Choosing NPS only for the tax break and then setting 0% equity. Some people open NPS purely for the ₹50,000 deduction, then park it almost entirely in government securities. That turns a market-linked growth product into a slightly inconvenient fixed deposit. If you want NPS to do real work, give it a meaningful equity allocation suited to your age.
Withdrawing EPF at every job change. It is tempting to take the cash, especially early in a career. But each withdrawal resets compounding and can be taxable under five years of service. Transfer, do not withdraw.
Ignoring which tax regime you are in. Many of these deductions only work in the old regime. Building a savings plan around 80C and 80CCD(1B) while filing under the new regime means you are getting none of the tax benefit you assumed.
Forgetting PPF needs a minimum deposit. A PPF account requires at least ₹500 a year to stay active. Letting it lapse and then reviving it with penalties is an avoidable annoyance.
What to do next
- Confirm which tax regime you file under — this determines whether the 80C and 80CCD(1B) deductions are even available to you.
- Check your EPF balance and confirm your UAN is active and KYC-complete on the EPFO portal.
- If you are in the old regime and not already contributing to NPS, consider routing ₹50,000 a year to claim the extra 80CCD(1B) deduction.
- Open or top up a PPF account for the guaranteed, tax-free debt portion of your savings — even a modest annual deposit keeps it alive.

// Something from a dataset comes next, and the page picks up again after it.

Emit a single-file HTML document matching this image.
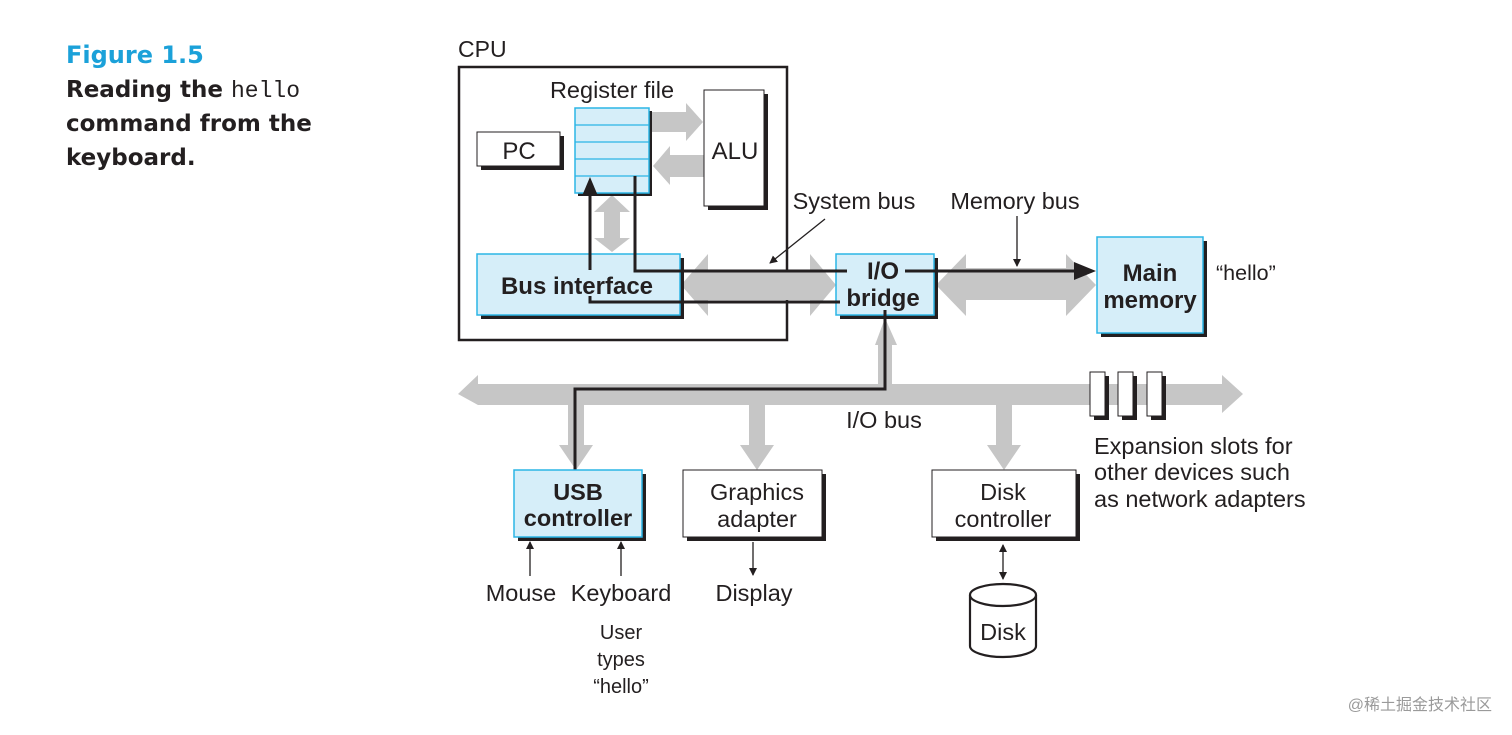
<!DOCTYPE html>
<html><head><meta charset="utf-8"><style>
html,body{margin:0;padding:0;background:#fff;}
svg{display:block;}
text{font-family:"Liberation Sans",sans-serif;fill:#231f20;}
.b{font-weight:bold;}
.cap{font-family:"DejaVu Sans","Liberation Sans",sans-serif;font-weight:bold;font-size:23px;}
</style></head><body>
<svg width="1512" height="735" viewBox="0 0 1512 735" xmlns="http://www.w3.org/2000/svg">
<defs>
<marker id="ahs" markerWidth="8" markerHeight="8" refX="7" refY="4" orient="auto-start-reverse" markerUnits="userSpaceOnUse"><path d="M0,0 L8,4 L0,8 z" fill="#231f20"/></marker>
</defs>
<text x="66" y="63" class="cap" style="fill:#1ba1d9;font-size:24px">Figure 1.5</text>
<text x="66" y="97" class="cap">Reading the <tspan style="font-family:'Liberation Mono',monospace;font-weight:normal">hello</tspan></text>
<text x="66" y="131" class="cap">command from the</text>
<text x="66" y="165" class="cap">keyboard.</text>

<text x="458" y="57" font-size="23">CPU</text>
<rect x="459" y="67" width="328" height="273" fill="none" stroke="#231f20" stroke-width="2.5"/>
<text x="612" y="98" font-size="23.5" text-anchor="middle">Register file</text>
<polygon points="652,112 686,112 686,103 703,122 686,141 686,132 652,132" fill="#c6c6c6"/>
<polygon points="704,155 670,155 670,146 653,166 670,185 670,177 704,177" fill="#c6c6c6"/>
<polygon points="612,195 630,212 620,212 620,238 630,238 612,252 594,238 604,238 604,212 594,212" fill="#c6c6c6"/>
<rect x="481" y="136" width="83" height="34" fill="#231f20"/>
<rect x="477" y="132" width="83" height="34" fill="#fff" stroke="#231f20" stroke-width="1"/>
<text x="519" y="159" font-size="24" text-anchor="middle">PC</text>
<rect x="578" y="111" width="74" height="85" fill="#231f20"/>
<rect x="575" y="108" width="74" height="85" fill="#d6eef9" stroke="#2bb5e6" stroke-width="1.5"/>
<g stroke="#2bb5e6" stroke-width="1.3"><line x1="575" y1="125" x2="649" y2="125"/><line x1="575" y1="142" x2="649" y2="142"/><line x1="575" y1="159" x2="649" y2="159"/><line x1="575" y1="176" x2="649" y2="176"/></g>
<rect x="708" y="94" width="60" height="116" fill="#231f20"/>
<rect x="704" y="90" width="60" height="116" fill="#fff" stroke="#231f20" stroke-width="1"/>
<text x="735" y="159" font-size="24" text-anchor="middle">ALU</text>
<polygon points="681,285 708,254 708,270 810,270 810,254 836,285 810,316 810,300 708,300 708,316" fill="#c6c6c6"/>
<polygon points="936,285 966,254 966,268 1066,268 1066,254 1096,285 1066,316 1066,300 966,300 966,316" fill="#c6c6c6"/>
<rect x="481" y="258" width="203" height="61" fill="#231f20"/>
<rect x="477" y="254" width="203" height="61" fill="#d6eef9" stroke="#2bb5e6" stroke-width="1.5"/>
<rect x="840" y="258" width="98" height="61" fill="#231f20"/>
<rect x="836" y="254" width="98" height="61" fill="#d6eef9" stroke="#2bb5e6" stroke-width="1.5"/>
<rect x="1101" y="241" width="106" height="96" fill="#231f20"/>
<rect x="1097" y="237" width="106" height="96" fill="#d6eef9" stroke="#2bb5e6" stroke-width="1.5"/>
<text x="1150" y="281" font-size="24" class="b" text-anchor="middle">Main</text>
<text x="1150" y="308" font-size="24" class="b" text-anchor="middle">memory</text>
<text x="1216" y="280" font-size="21.5">“hello”</text>

<polygon points="458,394 478,375 478,384 1222,384 1222,375 1243,394 1222,413 1222,405 478,405" fill="#c6c6c6"/>
<polygon points="875,345 885,318 897,345 892,345 892,385 878,385 878,345" fill="#c6c6c6"/>
<polygon points="568,404 584,404 584,445 593,445 576,470 559,445 568,445" fill="#c6c6c6"/>
<polygon points="749,404 765,404 765,445 774,445 757,470 740,445 749,445" fill="#c6c6c6"/>
<polygon points="996,404 1012,404 1012,445 1021,445 1004,470 987,445 996,445" fill="#c6c6c6"/>
<g fill="#231f20"><rect x="1094" y="376" width="15" height="44"/><rect x="1122" y="376" width="15" height="44"/><rect x="1151" y="376" width="15" height="44"/></g>
<g fill="#fff" stroke="#231f20" stroke-width="1"><rect x="1090" y="372" width="15" height="44"/><rect x="1118" y="372" width="15" height="44"/><rect x="1147" y="372" width="15" height="44"/></g>
<text x="884" y="428" font-size="23.5" text-anchor="middle">I/O bus</text>
<text x="1094" y="454" font-size="23.5">Expansion slots for</text>
<text x="1094" y="480" font-size="23.5">other devices such</text>
<text x="1094" y="507" font-size="23.5">as network adapters</text>

<g stroke="#231f20" stroke-width="3" fill="none">
<line x1="590" y1="270" x2="590" y2="192"/>
<polyline points="635,176 635,271 847,271"/>
<line x1="905" y1="271" x2="1080" y2="271"/>
<polyline points="590,296 590,302 840,302"/>
<polyline points="885,310 885,389 575,389 575,476"/>
<line x1="597" y1="504" x2="601" y2="511"/>
<line x1="614" y1="532" x2="621" y2="540"/>
</g>
<polygon points="590,177 598,196 582,196" fill="#231f20"/>
<polygon points="1096,271 1074,262 1074,280" fill="#231f20"/>
<text x="577" y="294" font-size="24" class="b" text-anchor="middle">Bus interface</text>
<text x="883" y="279" font-size="24" class="b" text-anchor="middle">I/O</text>
<text x="883" y="306" font-size="24" class="b" text-anchor="middle">bridge</text>

<text x="854" y="209" font-size="23.5" text-anchor="middle">System bus</text>
<line x1="825" y1="219" x2="770" y2="263" stroke="#231f20" stroke-width="1.3" marker-end="url(#ahs)"/>
<text x="1015" y="209" font-size="23.5" text-anchor="middle">Memory bus</text>
<line x1="1017" y1="216" x2="1017" y2="266" stroke="#231f20" stroke-width="1.3" marker-end="url(#ahs)"/>

<rect x="518" y="474" width="128" height="67" fill="#231f20"/>
<rect x="514" y="470" width="128" height="67" fill="#d6eef9" stroke="#2bb5e6" stroke-width="1.5"/>
<text x="578" y="500" font-size="23.5" class="b" text-anchor="middle">USB</text>
<text x="578" y="526" font-size="23.5" class="b" text-anchor="middle">controller</text>
<rect x="687" y="474" width="139" height="67" fill="#231f20"/>
<rect x="683" y="470" width="139" height="67" fill="#fff" stroke="#231f20" stroke-width="1"/>
<text x="757" y="500" font-size="23.5" text-anchor="middle">Graphics</text>
<text x="757" y="527" font-size="23.5" text-anchor="middle">adapter</text>
<rect x="936" y="474" width="144" height="67" fill="#231f20"/>
<rect x="932" y="470" width="144" height="67" fill="#fff" stroke="#231f20" stroke-width="1"/>
<text x="1003" y="500" font-size="23.5" text-anchor="middle">Disk</text>
<text x="1003" y="527" font-size="23.5" text-anchor="middle">controller</text>

<g stroke="#231f20" stroke-width="1.3">
<line x1="530" y1="576" x2="530" y2="542" marker-end="url(#ahs)"/>
<line x1="621" y1="576" x2="621" y2="542" marker-end="url(#ahs)"/>
<line x1="753" y1="542" x2="753" y2="575" marker-end="url(#ahs)"/>
<line x1="1003" y1="545" x2="1003" y2="579" marker-end="url(#ahs)" marker-start="url(#ahs)"/>
</g>
<text x="521" y="601" font-size="23.5" text-anchor="middle">Mouse</text>
<text x="621" y="601" font-size="23.5" text-anchor="middle">Keyboard</text>
<text x="754" y="601" font-size="23.5" text-anchor="middle">Display</text>
<text x="621" y="639" font-size="20" text-anchor="middle">User</text>
<text x="621" y="666" font-size="20" text-anchor="middle">types</text>
<text x="621" y="693" font-size="20" text-anchor="middle">“hello”</text>
<g stroke="#231f20" stroke-width="2.2" fill="#fff">
<path d="M970,595 L970,646 A33,11 0 0 0 1036,646 L1036,595"/>
<ellipse cx="1003" cy="595" rx="33" ry="11"/>
</g>
<text x="1003" y="640" font-size="23.5" text-anchor="middle">Disk</text>

<text x="1492" y="710" font-size="16" text-anchor="end" style="fill:#9a9a9a;font-family:'Liberation Sans','Noto Sans CJK SC',sans-serif">@稀土掘金技术社区</text>
</svg>
</body></html>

- Decide your NPS equity allocation deliberately rather than leaving it at the default; align it with your age and risk comfort.
- Model your contributions in the NPS and PPF calculators, and review everything together in a net worth tracker once a year.
- Verify the current PPF and EPF interest rates and the latest NPS withdrawal and annuity rules on the official PFRDA and National Savings websites before making decisions — these change periodically.
Disclaimer: This article is for educational purposes only and is not personalised financial advice. Investments are subject to market risk. Consult a SEBI-registered adviser before investing.